Leaders of his caliber and depth who are committed to ongoing personal development are few and far between. From our dual commitment to him as an individual, as well as to the most profound ethical teachings of the Torah, we urge you as the reader of this letter to reject the false reports about Rabbi Gafni, and to give him your full support, as we all have done and continue to do.
If you have further questions, please feel free to contact any one of us directly.
********************
The following letter was written by Rabbi Saul Berman and distributed widely by Rabbi Gafni and his supporters over the past 18 months:
To Whom It May Concern,
I have had occasion during the spring, summer and fall of 2004 to conduct an extensive personal inquiry in response to accusations which have been made against Rabbi Mordechai Gafni and publicized on the Internet. A more balanced version of these same issues than that on the Internet was raised in an editor's column by Gary Rosenblatt published in the Jewish Week newspaper, in which Rosenblatt asserted that he was unable to draw either a negative or positive conclusion about these issues, calling his extensive research into the issue an "investigation without a conclusion"
I have invested literally hundreds of hours in talking to parties directly and indirectly related, reading public statements posted on the Internet, and following the unfolding of this issue. I have come to a number of clear and unequivocal conclusions.

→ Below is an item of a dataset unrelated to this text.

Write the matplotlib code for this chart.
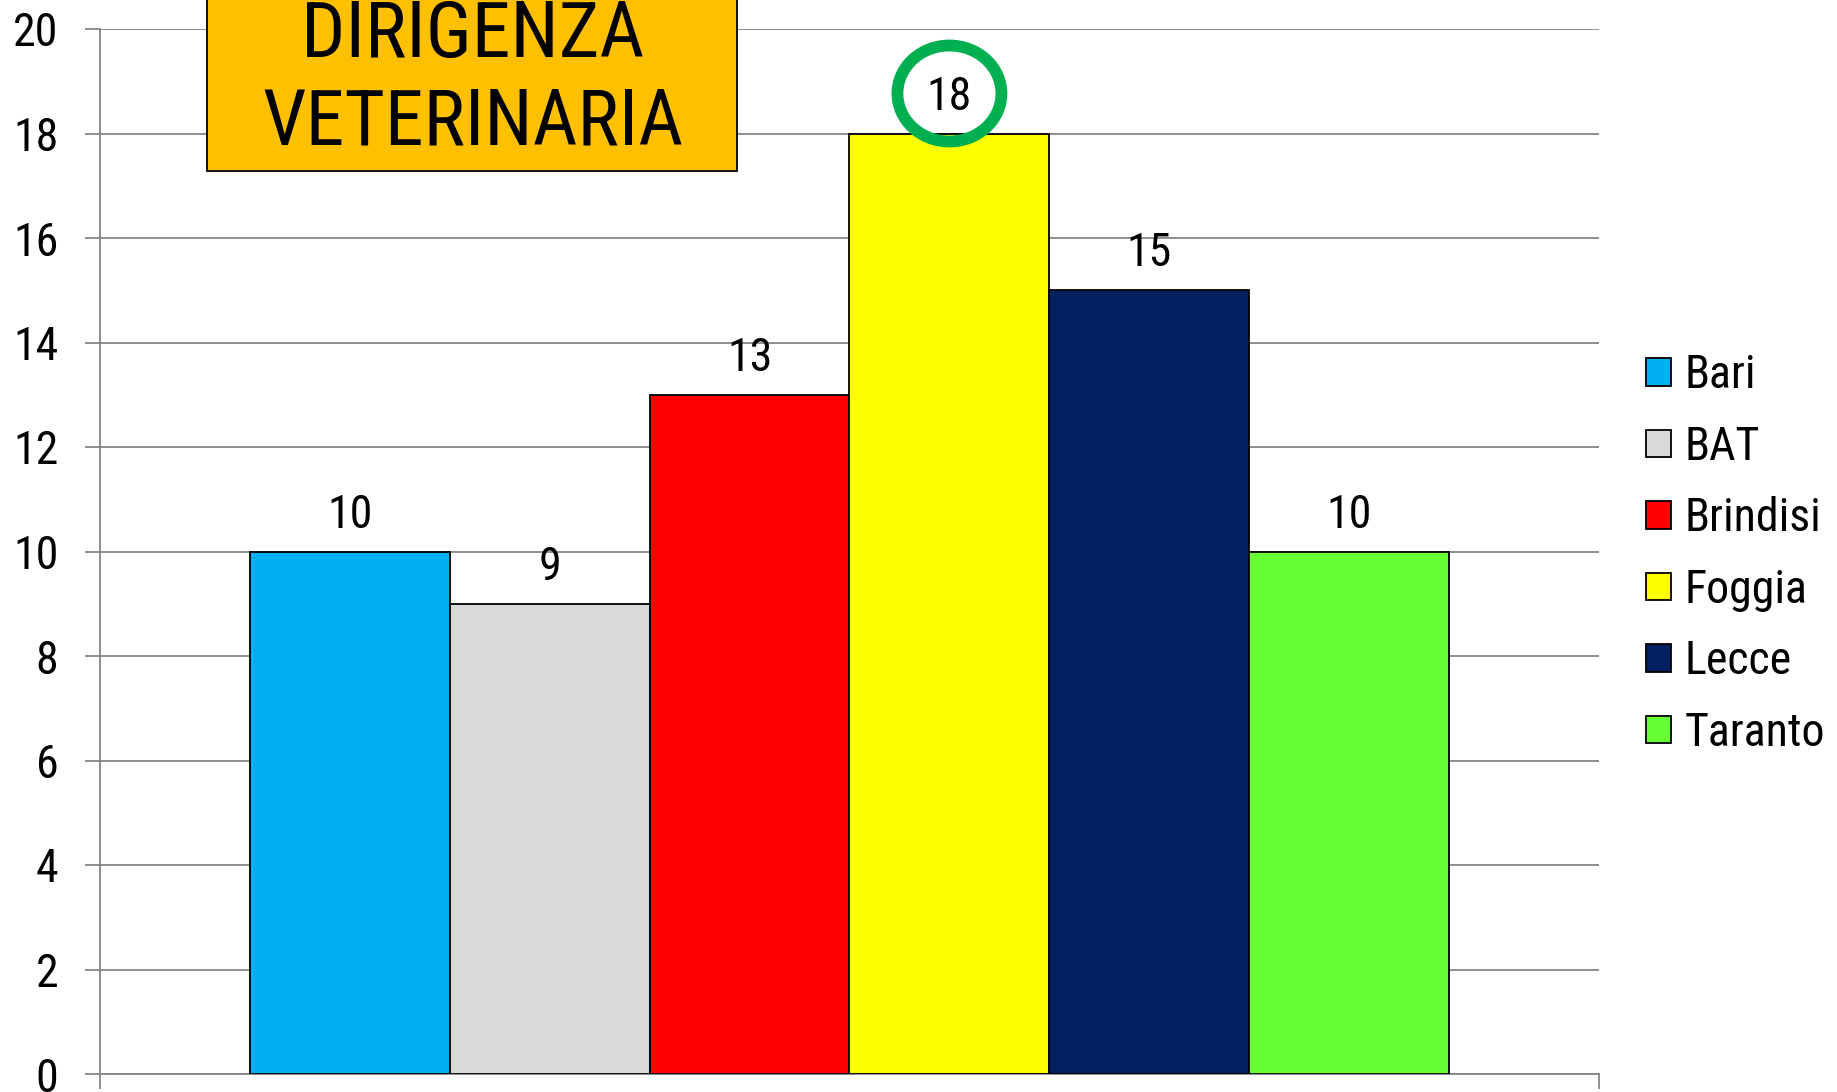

First, as I have written in a public letter together with Rabbi Joseph Telushkin and Rabbi Tirzah Firestone, we have found the decades-old accusations against Rabbi Gafni to be unconvincing now, as they were dismissed in responsible contemporaneous investigations. We believe that these accusations have been intentionally distorted, kept alive and circulated by a small group of people who have waged a vendetta-like campaign against Rabbi Gafni, creating a false and unfair impression of his character.
Second, the material posted on the Awareness Center website and related Internet blogs is not credible. Both in regard to Rabbi Gafni as well as to other cases posted there, the Awareness Center has grossly distorted facts and blatantly lied. Indeed, working together with a small team I have collected a host of examples of such behavior on the part of the Awareness Center. While the Awareness Center does address an issue critical to the Jewish community, that of sexual harassment and abuse, the center itself has unfortunately become an abuser itself of the first order.
The major other Internet poster of accusations against Rabbi Gafni is a certain Luke Ford. Luke Ford, who poses as a journalist, also runs a pornography site. He is a discredited Internet gossip columnist for the pornography industry, who, by his own written admission, regularly publishes libelous material as truth without even the slightest attempt at verification.
Third, I have urged Rabbi Gafni to continue actively writing and teaching his communities of students around the world. I have done so based on my firm conclusion that he poses absolutely no danger or threat to anyone. Indeed, I firmly believe that the notion suggested by Vicki Polin of the Awareness Center that he poses any danger whatsoever is patently absurd. While in some areas I would take issue with Rabbi Gafni's thought, particularly in areas where he departs from classical Orthodoxy, the work he is doing is serious and is of great benefit to the Jewish community worldwide.
I urge the readers of this letter to continue to support Rabbi Gafni's work, including his public teachings, writings, television projects and social activism. We are in need today of hearing the emerging voices of the next generation of Jewish leadership, and Rabbi Gafni's voice is one of them. I look forward to learning what he has to teach in the decades to come.